We introduce Qwen-RobotWorld, a language-conditioned video world model for embodied intelligence. With natural language as a unified action interface, it predicts physically grounded future visual trajectories from current observations across robotic manipulation, autonomous driving, indoor navigation, and human-to-robot transfer. This unified formulation provides three promising application directions: synthetic data generation for policy training augmentation, scalable virtual environments for policy evaluation, and language-guided planning signals for downstream robot control.
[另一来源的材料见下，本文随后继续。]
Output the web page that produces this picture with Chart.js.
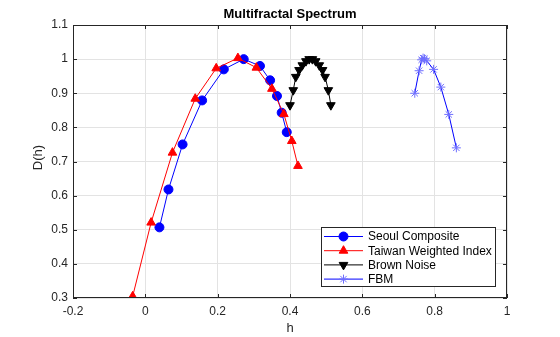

This is achieved through a three-part design: a) Double-Stream MMDiT with MLLM Action Encoding, where a 60-layer double-stream diffusion transformer couples frozen Qwen2.5-VL semantics with video-VAE latents through layer-wise joint attention; b) Embodied World Knowledge (EWK), an 8.6M video-text corpus (200M+ frames) with action-language mapping over 20+ embodiments and 500+ action categories; and c) General+Expert Progressive Curriculum, a two-stage training strategy that first learns general visual priors and then injects embodied specialization under a shared language interface. Extensive results show strong competitiveness: ranks 1st overall on EWMBench and DreamGen Bench, outperforms all open-source models on WorldModelBench and PBench. Additional zero-shot analyses on RoboTwin-IF benchmark further support robust generalization and multi-view consistency.